- Origin: Athens, Greece
- Genres: Rock Greek rock Alternative rock Progressive rock Acoustic Hard rock Blues rock
- Years active: 1992–present
- Labels: FM Warner Bros. Records BMI Impact/Legend

= Ypogeia Revmata =

Ypogeia Revmata (Υπόγεια Ρεύματα, "Underground Currents") is a Greek rock band.

==History==
The history of Ypogeia Revmata starts in 1992, when a company of musicians and classmates at the same time from Kallithea, Athens, Greece started playing their own songs. At that time, Grigoris, Kostas, Giannis and Panagiotis had rented a place at Psyri, Athens in order to make comfortably their performances. When Kostas started working at Melodia FM, he met the manager Dimitris Hatzopoulos, and that is when Mitsos joined the band. In 1993, manager Dimitris Hatzopoulos takes a demo of the band to Έβδομη Διάσταση (Evdomi Diastasi, Seventh Dimension) label and Ypogia Revmata start recording their first album.
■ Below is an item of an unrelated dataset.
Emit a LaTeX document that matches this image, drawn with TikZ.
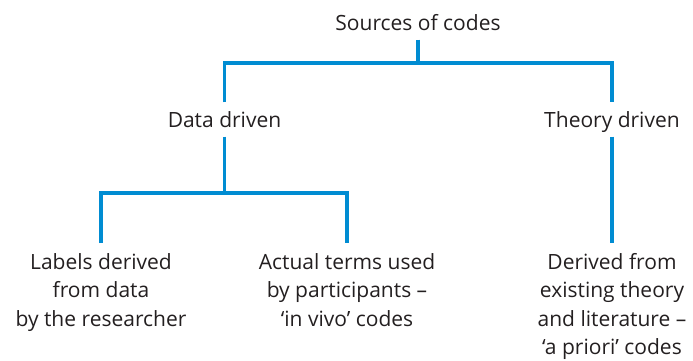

In 1994, the band, after deciding their permanent name, make their first appearance in Greek discography with their first album 'Ο Μάγος Κοιτάζει την Πόλη' (O Magos Kitazei tin Poli, The Magician is Looking at the City). The sound of Ypogeia Revmata does not have anything new to offer to the rock scene, but their songs have fun, humor, catchy melodies and rhythm and lyrics written without any complex. From that album comes their classic hit 'Μ'αρέσει να μη Λεω Πολλά' (M'aresi na mi Leo Polla, I Like not Saying Much). That year, they make their first concert at 'Metro', which overwhelms with crowd.

In 1995, Markos joins the band and they release their second album 'Παραλογές' (Paraloges), a little more inflexible, but closer to the sound they wanted to approach. Kostas is in charge of remixing and sound recording, who later is going to be a member of the band.

In summer 1996, they recorded their live concert at 'Theatro Vrahon' with their new drummer Vasilis, who before releasing their third album 'Live στο Θέατρο Βράχων' (Live at Theatro Vrahon) - which marks the end of an era - loses his life in a car accident. After that tragic event, Kostas and Giannis leave the band.

In 1997, the remaining members release the darkest album of the band 'Τσαλακωμένες Μέρες' (Chalakomenes Meres, Creased Days). The missing members are replaced by Iraklis and Kostas - the sound recorder from 'Παραλογές'. Despite that, the band participates that year in the live performance of George Dalaras at 'Ιερά Οδός' (Iera Odos), where they sing two of their songs: 'Μ'αρέσει να μη Λέω Πολλά' and 'Ασημένια Σφήκα' (Asimenia Sfika, Silver Wasp).

In 1998, their next work 'Εικόνες στα Σύννεφα' (Icones sta Synnefa, Images in the Clouds) is followed, obviously better than their previous, but missing their early freshness. They cover the song 'Θαλασσογραφία' (Thalassographia, 'Seascape'), which is sung by Eleni Tsaligopoulou and is included in an album with song covers of Dionysis Savvopoulos. Mitsos and Iraklis leave the band, while the other members continue participating in other albums, giving songs to artists and doing concerts in many cities.

In 1999, after Kostas's departure, a new member, Nikiforos, joins the band. During that year, they start recording their sixth album 'Μικρά που Είναι τα Όνειρα' (Micra pou Ine ta Onira, How Small Dreams Are).

After a lot of work, the album was released in 2000 including 13 new songs. During the next two years, Ypogeia Revmata sign the music of several theatrical plays, do concerts and cooperate with many other artists and bands.

In 2003 the band experienced a lot of changes in formation. Markos, Panagiotis and Nikiforos leave the band, while Tasos, Marios, Apostolis and Kostas - one of the founding members of the group - replace them. Before the year ends, Kostas leaves the band again.

For the next years, with Grigoris (guitar, vocals) being the only remaining member from the start, Tasos (drums, vocals), Marios (keyboards, vocals) and Apostolis (bass, guitar, accordion, vocals), Ypogia Revmata do a lot of concerts all over Greece, covering their older songs and trying their new material live.

In 2007, after six years of absence from discography, Ypogeia Revmata return with their new album 'Νέα Μέρα' (Nea Mera, New Day), a title that marks the new age of the band. The band shows a different sound and composition from the usual, mixing rock and lyrical elements and emphasising poetic lyrics. This new album startled many, as it has a lot of foreign elements.